Providing easier access to libraries for kids on the autism spectrum was Labor Councillor Margaret Chivers’ idea and it gained full support on council late last year.
Gilholme was on the Labor ticket that saw the party win seven seats on the council last September.
He was in eighth spot and was very close to joining the other seven on the council, but in the end the 15th and last spot went to businessman Warren Morrison, of the Totally Locally Committed group founded by the late Fred Borg.
It was the death of Councillor Borg in December that created the vacancy on the council which will be filled by the winner of this Saturday’s contest.

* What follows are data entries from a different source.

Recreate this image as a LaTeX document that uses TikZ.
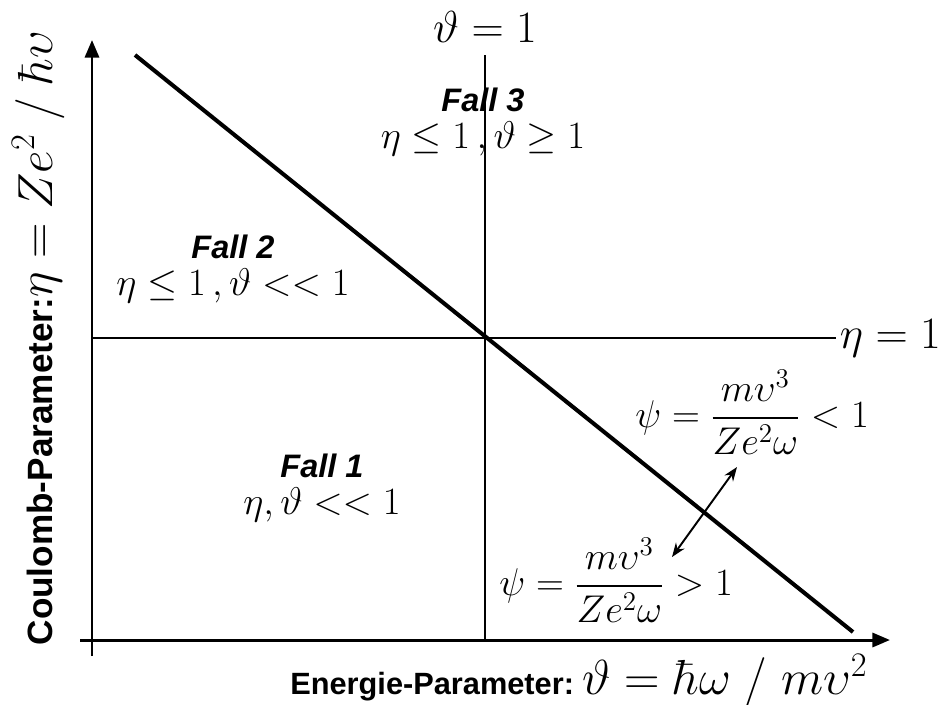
\documentclass[tikz,border=0pt]{standalone}
\usepackage{fix-cm}
\usepackage{amsmath}
\usepackage{fontspec}
\setsansfont{Liberation Sans}
\usetikzlibrary{arrows.meta,positioning}

\begin{document}
\begin{tikzpicture}[
  x=0.02cm,y=-0.02cm,
  axis/.style={line width=1.7pt,-{Triangle[length=10pt,width=8pt]}},
  guide/.style={line width=0.6pt},
  formel/.style={font=\fontsize{22}{26}\selectfont,inner sep=1pt},
  grenze/.style={font=\fontsize{25.5}{30}\selectfont,inner sep=1pt},
  fall/.style={font=\fontsize{18.5}{22}\selectfont\sffamily\bfseries\itshape,inner sep=1pt},
  achse/.style={font=\fontsize{17.5}{21}\selectfont\sffamily\bfseries}
]
  \useasboundingbox (0,0) rectangle (943,704);

  % axes
  \coordinate (xstart) at (80,640);
  \coordinate (xtip) at (890,640);
  \coordinate (ystart) at (92,656);
  \coordinate (ytip) at (92,40);
  \draw[axis] (xstart) -- (xtip);
  \draw[axis] (ystart) -- (ytip);

  % guide lines eta=1 and theta=1
  \coordinate (etaleft) at (92,338);
  \coordinate (etaright) at (836,338);
  \coordinate (thetatop) at (485,55);
  \coordinate (thetabot) at (485,640);
  \draw[guide] (etaleft) -- (etaright);
  \draw[guide] (thetatop) -- (thetabot);
  \node[grenze,right=1pt of etaright] (etaeins) {$\eta = 1$};
  \node[grenze,above=6pt of thetatop] (thetaeins) {$\vartheta = 1$};

  % psi = 1 line
  \coordinate (diagtop) at (135,55);
  \coordinate (diagbot) at (853,632);
  \draw[line width=2.3pt] (diagtop) -- (diagbot);

  % cases
  \node[fall] (fall3) at (483,100) {Fall 3};
  \node[formel,below=3pt of fall3] (bed3) {$\eta \le 1\,,\vartheta \ge 1$};
  \node[fall] (fall2) at (233,247) {Fall 2};
  \node[formel,below=3pt of fall2] (bed2) {$\eta \le 1\,,\vartheta << 1$};
  \node[fall] (fall1) at (322,466) {Fall 1};
  \node[formel,below=3pt of fall1] (bed1) {$\eta, \vartheta << 1$};

  % psi regions
  \node[formel] (psiklein) at (752,412) {$\psi = \dfrac{m\upsilon^3}{Ze^2\omega} < 1$};
  \node[formel] (psigross) at (616,580) {$\psi = \dfrac{m\upsilon^3}{Ze^2\omega} > 1$};
  \coordinate (pfeiloben) at (737,467);
  \coordinate (pfeilunten) at (672,557);
  \draw[line width=1.1pt,{Stealth[length=8pt]}-{Stealth[length=8pt]}] (pfeilunten) -- (pfeiloben);

  % axis labels
  \node[achse,anchor=base west,inner sep=0pt] (xlabel) at (290,694)
    {Energie-Parameter:\ \fontsize{28}{32}\selectfont$\vartheta = \hbar\omega \;/\; m\upsilon^2$};
  \node[achse,rotate=90,anchor=base,inner sep=0pt,font=\fontsize{20}{24}\selectfont\sffamily\bfseries] (ylabel) at (52,338)
    {Coulomb-Parameter:\fontsize{28}{32}\selectfont$\eta = Ze^2 \;/\; \hbar\upsilon$};
\end{tikzpicture}
\end{document}
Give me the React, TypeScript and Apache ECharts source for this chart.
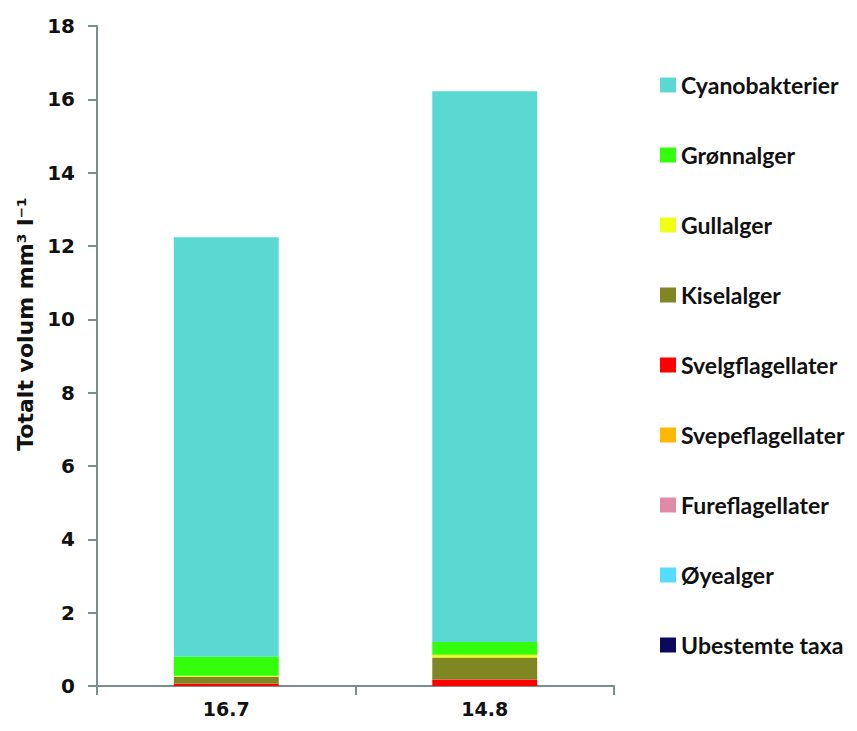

The Labor Party, which got almost 50 per cent of the vote last September, is favoured to win, but Gilholme isn’t taking anything for granted.
“There’s three candidates, so it could go either way,’’ he says.
“Footpaths is a big talking point when I am out and about, and everyone with a disability needs to use flat footpaths, and I’d want to make sure they have those facilities available to them.’’
Ben Gilholme, who was born in Macquarie Fields, says his interest in politics started when he was bout 14.
“My grandmother, who was my biggest support, she passed away last year, she was the one who gave me the ability to look at both sides of the story, to be able to decide for myself,’’ he says.
“So when I was getting more active, and more interested in what to do in my community, I was able to go out and have a look at the parties myself and actually determine whether they met my values and what I believed in.’’
And that’s how he ended up in the Labor Party, which means that in just a few days we may have to address him as Councillor Ben Gilholme.
He says that if elected he will work together with everyone else on council to find solutions to problems such as road congestion.
“That’s a matter of working together, I mean that’s what I am hoping to do, work with everyone,’’ he says.